• _TASK_:
Copy out the data below as written; omit any images.

• _MATERIAL_:
----

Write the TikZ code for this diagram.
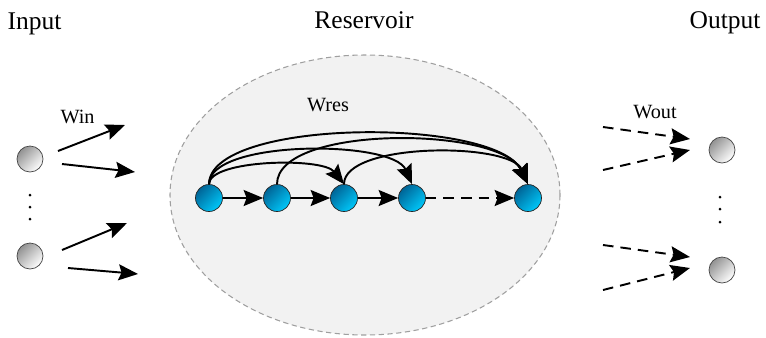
\documentclass[tikz,border=0pt]{standalone}
\usepackage{fontspec}
\setmainfont{Liberation Serif}
\usepackage{xcolor}
\usetikzlibrary{arrows.meta}

\definecolor{resdark}{RGB}{0,100,150}
\definecolor{reslight}{RGB}{0,200,250}
\definecolor{poolgray}{RGB}{242,242,242}

\tikzset{
  ioball/.style={circle, draw=gray!55!black, minimum size=0.52cm, inner sep=0pt,
    top color=gray!85, bottom color=white, shading angle=45},
  resball/.style={circle, draw=gray!30!black, minimum size=0.54cm, inner sep=0pt,
    top color=resdark, bottom color=reslight, shading angle=45},
  arr/.style={-{Stealth[length=3.9mm,width=3.2mm,inset=0.6mm]}, line width=1.1pt},
  dasharr/.style={arr, dash pattern=on 6pt off 4pt},
  heading/.style={font=\fontsize{14.5}{16}\selectfont, anchor=base},
  wlabel/.style={font=\fontsize{11.5}{13}\selectfont, anchor=base},
}

\begin{document}
\begin{tikzpicture}
  \useasboundingbox (0,0) rectangle (15.32,6.74);
  % reservoir pool
  \draw[gray!75, line width=0.6pt, dash pattern=on 3pt off 2pt, fill=poolgray]
    (7.3,2.84) ellipse (3.9 and 2.8);
  % headings
  \node[heading] (intitle) at (0.69,6.16) {Input};
  \node[heading] (restitle) at (7.28,6.18) {Reservoir};
  \node[heading] (outtitle) at (14.5,6.18) {Output};
  % input layer
  \node[ioball] (in1) at (0.6,3.56) {};
  \node[ioball] (in2) at (0.6,1.62) {};
  \fill (0.6,2.84) circle (0.03);
  \fill (0.6,2.6) circle (0.03);
  \fill (0.6,2.36) circle (0.03);
  \node[wlabel] (win) at (1.55,4.28) {Win};
  \coordinate (a1s) at (1.16,3.72);
  \coordinate (a1e) at (2.5,4.24);
  \coordinate (a2s) at (1.24,3.46);
  \coordinate (a2e) at (2.7,3.3);
  \coordinate (a3s) at (1.24,1.74);
  \coordinate (a3e) at (2.54,2.28);
  \coordinate (a4s) at (1.36,1.38);
  \coordinate (a4e) at (2.76,1.26);
  \draw[arr] (a1s) -- (a1e);
  \draw[arr] (a2s) -- (a2e);
  \draw[arr] (a3s) -- (a3e);
  \draw[arr] (a4s) -- (a4e);
  % reservoir units
  \node[resball] (r1) at (4.18,2.78) {};
  \node[resball] (r2) at (5.54,2.78) {};
  \node[resball] (r3) at (6.88,2.78) {};
  \node[resball] (r4) at (8.24,2.78) {};
  \node[resball] (r5) at (10.56,2.78) {};
  \node[wlabel] (wres) at (6.56,4.52) {Wres};
  \draw[arr] (r1) -- (r2);
  \draw[arr] (r2) -- (r3);
  \draw[arr] (r3) -- (r4);
  \draw[dasharr] (r4) -- (r5);
  % recurrent links
  \draw[arr] (r1.north) .. controls (4.18,3.55) and (6.45,3.6) .. (r3.north);
  \draw[arr] (r1.north) .. controls (4.18,3.95) and (7.85,3.95) .. (r4.north);
  \draw[arr] (r1.north) .. controls (4.2,4.38) and (9.9,4.4) .. (r5.north);
  \draw[arr] (r2.north) .. controls (5.54,4.25) and (10.0,4.22) .. (r5.north);
  \draw[arr] (r3.north) .. controls (6.88,3.9) and (10.2,3.9) .. (r5.north);
  % output layer
  \node[ioball] (out1) at (14.44,3.74) {};
  \node[ioball] (out2) at (14.44,1.34) {};
  \fill (14.4,2.8) circle (0.03);
  \fill (14.4,2.56) circle (0.03);
  \fill (14.4,2.3) circle (0.03);
  \node[wlabel] (wout) at (13.1,4.38) {Wout};
  \coordinate (b1s) at (12.06,4.2);
  \coordinate (b1e) at (13.8,3.96);
  \coordinate (b2s) at (12.06,3.34);
  \coordinate (b2e) at (13.8,3.74);
  \coordinate (b3s) at (12.06,1.84);
  \coordinate (b3e) at (13.8,1.6);
  \coordinate (b4s) at (12.06,0.94);
  \coordinate (b4e) at (13.8,1.38);
  \draw[dasharr] (b1s) -- (b1e);
  \draw[dasharr] (b2s) -- (b2e);
  \draw[dasharr] (b3s) -- (b3e);
  \draw[dasharr] (b4s) -- (b4e);
\end{tikzpicture}
\end{document}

----

• _FINAL RESULT_:
Write the TikZ code for this diagram.
\documentclass[tikz,border=0pt]{standalone}
\usepackage{fontspec}
\setmainfont{Liberation Serif}
\usepackage{xcolor}
\usetikzlibrary{arrows.meta}

\definecolor{resdark}{RGB}{0,100,150}
\definecolor{reslight}{RGB}{0,200,250}
\definecolor{poolgray}{RGB}{242,242,242}

\tikzset{
  ioball/.style={circle, draw=gray!55!black, minimum size=0.52cm, inner sep=0pt,
    top color=gray!85, bottom color=white, shading angle=45},
  resball/.style={circle, draw=gray!30!black, minimum size=0.54cm, inner sep=0pt,
    top color=resdark, bottom color=reslight, shading angle=45},
  arr/.style={-{Stealth[length=3.9mm,width=3.2mm,inset=0.6mm]}, line width=1.1pt},
  dasharr/.style={arr, dash pattern=on 6pt off 4pt},
  heading/.style={font=\fontsize{14.5}{16}\selectfont, anchor=base},
  wlabel/.style={font=\fontsize{11.5}{13}\selectfont, anchor=base},
}

\begin{document}
\begin{tikzpicture}
  \useasboundingbox (0,0) rectangle (15.32,6.74);
  % reservoir pool
  \draw[gray!75, line width=0.6pt, dash pattern=on 3pt off 2pt, fill=poolgray]
    (7.3,2.84) ellipse (3.9 and 2.8);
  % headings
  \node[heading] (intitle) at (0.69,6.16) {Input};
  \node[heading] (restitle) at (7.28,6.18) {Reservoir};
  \node[heading] (outtitle) at (14.5,6.18) {Output};
  % input layer
  \node[ioball] (in1) at (0.6,3.56) {};
  \node[ioball] (in2) at (0.6,1.62) {};
  \fill (0.6,2.84) circle (0.03);
  \fill (0.6,2.6) circle (0.03);
  \fill (0.6,2.36) circle (0.03);
  \node[wlabel] (win) at (1.55,4.28) {Win};
  \coordinate (a1s) at (1.16,3.72);
  \coordinate (a1e) at (2.5,4.24);
  \coordinate (a2s) at (1.24,3.46);
  \coordinate (a2e) at (2.7,3.3);
  \coordinate (a3s) at (1.24,1.74);
  \coordinate (a3e) at (2.54,2.28);
  \coordinate (a4s) at (1.36,1.38);
  \coordinate (a4e) at (2.76,1.26);
  \draw[arr] (a1s) -- (a1e);
  \draw[arr] (a2s) -- (a2e);
  \draw[arr] (a3s) -- (a3e);
  \draw[arr] (a4s) -- (a4e);
  % reservoir units
  \node[resball] (r1) at (4.18,2.78) {};
  \node[resball] (r2) at (5.54,2.78) {};
  \node[resball] (r3) at (6.88,2.78) {};
  \node[resball] (r4) at (8.24,2.78) {};
  \node[resball] (r5) at (10.56,2.78) {};
  \node[wlabel] (wres) at (6.56,4.52) {Wres};
  \draw[arr] (r1) -- (r2);
  \draw[arr] (r2) -- (r3);
  \draw[arr] (r3) -- (r4);
  \draw[dasharr] (r4) -- (r5);
  % recurrent links
  \draw[arr] (r1.north) .. controls (4.18,3.55) and (6.45,3.6) .. (r3.north);
  \draw[arr] (r1.north) .. controls (4.18,3.95) and (7.85,3.95) .. (r4.north);
  \draw[arr] (r1.north) .. controls (4.2,4.38) and (9.9,4.4) .. (r5.north);
  \draw[arr] (r2.north) .. controls (5.54,4.25) and (10.0,4.22) .. (r5.north);
  \draw[arr] (r3.north) .. controls (6.88,3.9) and (10.2,3.9) .. (r5.north);
  % output layer
  \node[ioball] (out1) at (14.44,3.74) {};
  \node[ioball] (out2) at (14.44,1.34) {};
  \fill (14.4,2.8) circle (0.03);
  \fill (14.4,2.56) circle (0.03);
  \fill (14.4,2.3) circle (0.03);
  \node[wlabel] (wout) at (13.1,4.38) {Wout};
  \coordinate (b1s) at (12.06,4.2);
  \coordinate (b1e) at (13.8,3.96);
  \coordinate (b2s) at (12.06,3.34);
  \coordinate (b2e) at (13.8,3.74);
  \coordinate (b3s) at (12.06,1.84);
  \coordinate (b3e) at (13.8,1.6);
  \coordinate (b4s) at (12.06,0.94);
  \coordinate (b4e) at (13.8,1.38);
  \draw[dasharr] (b1s) -- (b1e);
  \draw[dasharr] (b2s) -- (b2e);
  \draw[dasharr] (b3s) -- (b3e);
  \draw[dasharr] (b4s) -- (b4e);
\end{tikzpicture}
\end{document}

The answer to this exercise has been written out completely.